WHAT IS NEEDED – Could the lines from the start of the data through the line with "from matplotlib.lines import Line2D" be set down exactly, with no pictures among them?
** START PROVIDED MATERIAL **
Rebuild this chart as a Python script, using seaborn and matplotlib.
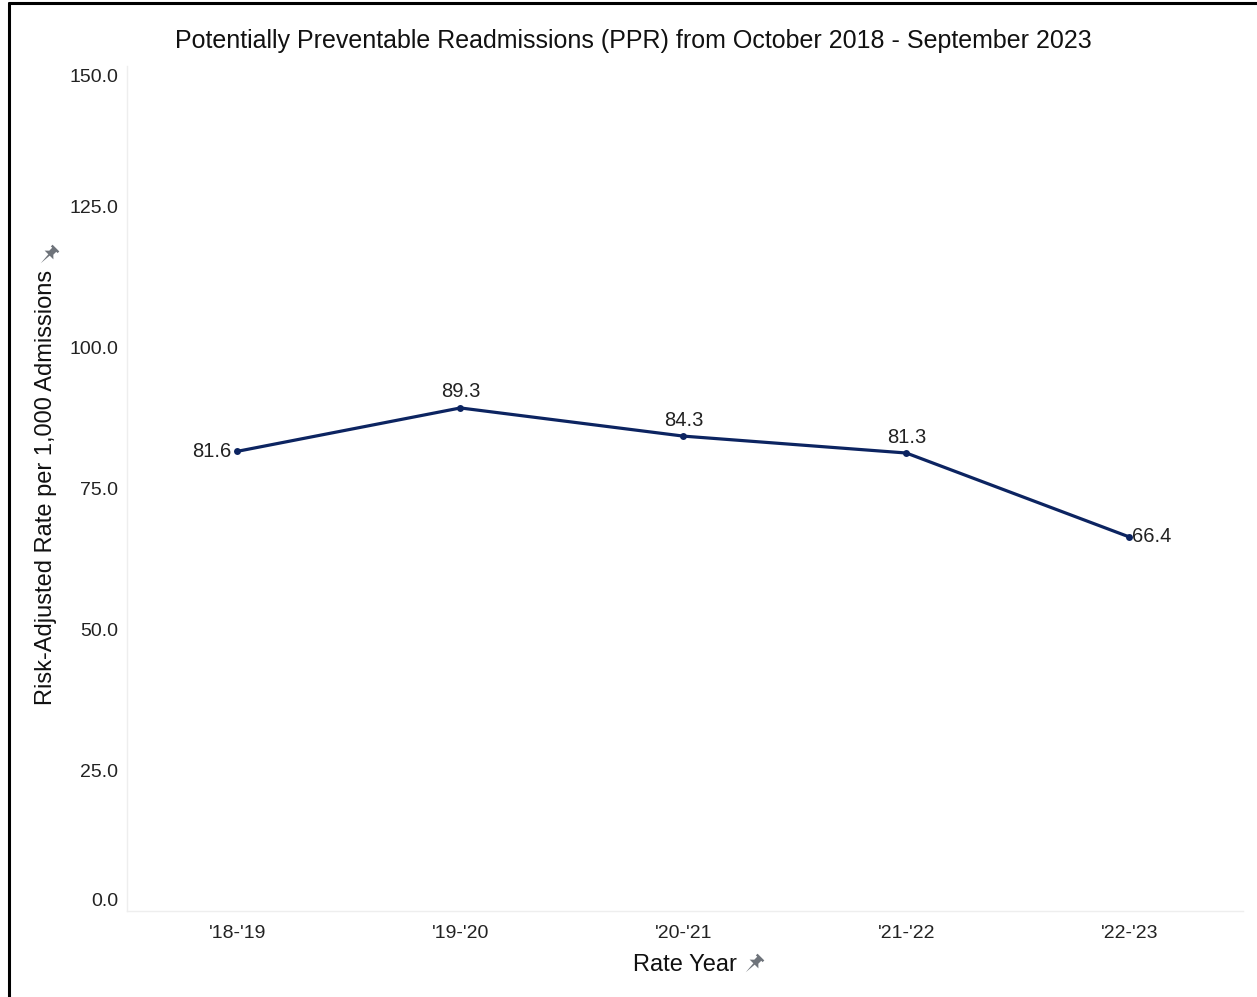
import matplotlib
matplotlib.use("Agg")
import matplotlib.pyplot as plt
import matplotlib.transforms as mtransforms
import numpy as np
import pandas as pd
import seaborn as sns
from matplotlib.path import Path
from matplotlib.lines import Line2D

# Rate years and risk-adjusted PPR rates
rate_years = ["'18-'19", "'19-'20", "'20-'21", "'21-'22", "'22-'23"]
ppr_rates = [81.6, 89.3, 84.3, 81.3, 66.4]
y_ticks = [0, 25, 50, 75, 100, 125, 150]

df = pd.DataFrame({"Rate Year": rate_years, "Rate": ppr_rates})
df["pos"] = np.arange(len(df))

sns.set_style("white")
plt.rcParams["font.family"] = ["Liberation Sans", "DejaVu Sans"]

W, H = 1257, 997
fig = plt.figure(figsize=(W / 100, H / 100), dpi=100)
ax = fig.add_axes([127 / W, 1 - 911 / H, (1243 - 127) / W, (911 - 66) / H])

navy = "#0c2461"
sns.lineplot(data=df, x="pos", y="Rate", ax=ax, color=navy, linewidth=2.3,
             marker="o", markersize=5, markeredgewidth=0)

ax.set_xlim(-0.495, 4.51)
ax.set_ylim(0, 150)
ax.set_xticks(df["pos"])
ax.set_xticklabels(rate_years)
ax.set_yticks(y_ticks)
ax.set_yticklabels([f"{v:.1f}" for v in y_ticks])
ax.tick_params(axis="x", length=4, color="#eeeeee", labelsize=14, pad=6, labelcolor="#222222")
ax.tick_params(axis="y", length=0, labelsize=14, pad=6.5, labelcolor="#222222")
for side in ["top", "right"]:
    ax.spines[side].set_visible(False)
for side in ["left", "bottom"]:
    ax.spines[side].set_color("#eeeeee")
    ax.spines[side].set_linewidth(1)
ax.grid(False)
ax.set_xlabel("")
ax.set_ylabel("")

# Keep the end tick labels inside the axis range
ylabels = ax.get_yticklabels()
shift_up = mtransforms.ScaledTranslation(0, 12 / 100, fig.dpi_scale_trans)
shift_down = mtransforms.ScaledTranslation(0, -10 / 100, fig.dpi_scale_trans)
ylabels[0].set_transform(ylabels[0].get_transform() + shift_up)
ylabels[-1].set_transform(ylabels[-1].get_transform() + shift_down)

# Value labels
for i, v in enumerate(ppr_rates):
    if i == 0:
        ax.annotate(f"{v:.1f}", (i, v), xytext=(-4, 0), textcoords="offset points",
                    ha="right", va="center", fontsize=14.5, color="#222222")
    elif i == len(ppr_rates) - 1:
        ax.annotate(f"{v:.1f}", (i, v), xytext=(2, 0), textcoords="offset points",
                    ha="left", va="center", fontsize=14.5, color="#222222")
    else:
        ax.annotate(f"{v:.1f}", (i, v), xytext=(0, 11.5), textcoords="offset points",
                    ha="center", va="center", fontsize=14.5, color="#222222")

fig.text(633 / W, 1 - 41 / H,
         "Potentially Preventable Readmissions (PPR) from October 2018 - September 2023",
         ha="center", va="center", fontsize=18, color="#111111")
fig.text(685 / W, 1 - 965 / H, "Rate Year", ha="center", va="center",
         fontsize=17, color="#111111")
fig.text(46 / W, 1 - 487 / H, "Risk-Adjusted Rate per 1,000 Admissions",
         ha="center", va="center", rotation=90, fontsize=17, color="#111111")

# Push-pin glyph beside the axis titles
pin = np.array([(-0.4, 1.0), (0.4, 1.0), (0.4, 0.8), (0.24, 0.8), (0.24, 0.45),
                (0.52, 0.18), (0.08, 0.18), (0.0, -0.8), (-0.08, 0.18), (-0.52, 0.18),
                (-0.24, 0.45), (-0.24, 0.8), (-0.4, 0.8), (-0.4, 1.0)])
th = np.deg2rad(-45)
rot = np.array([[np.cos(th), -np.sin(th)], [np.sin(th), np.cos(th)]])
pin_r = pin @ rot.T
codes = [Path.MOVETO] + [Path.LINETO] * (len(pin_r) - 2) + [Path.CLOSEPOLY]
pin_path = Path(pin_r, codes)
for px, py in [(752, 965), (47, 256)]:
    fig.add_artist(Line2D([px / W], [1 - py / H], marker=pin_path, markersize=17,
                          color="#6e737a", markeredgewidth=0, linestyle="none",
                          transform=fig.transFigure))

# Frame lines on the top and left edges
fig.add_artist(Line2D([9 / W, 1], [1 - 3.5 / H, 1 - 3.5 / H], color="black",
                      linewidth=2.2, transform=fig.transFigure))
fig.add_artist(Line2D([9 / W, 9 / W], [0, 1 - 3.5 / H], color="black",
                      linewidth=2.2, transform=fig.transFigure))

fig.savefig("out.png", dpi=100, facecolor="white")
** END PROVIDED MATERIAL **
SOLVED EXERCISE –
Rebuild this chart as a Python script, using seaborn and matplotlib.
import matplotlib
matplotlib.use("Agg")
import matplotlib.pyplot as plt
import matplotlib.transforms as mtransforms
import numpy as np
import pandas as pd
import seaborn as sns
from matplotlib.path import Path
from matplotlib.lines import Line2D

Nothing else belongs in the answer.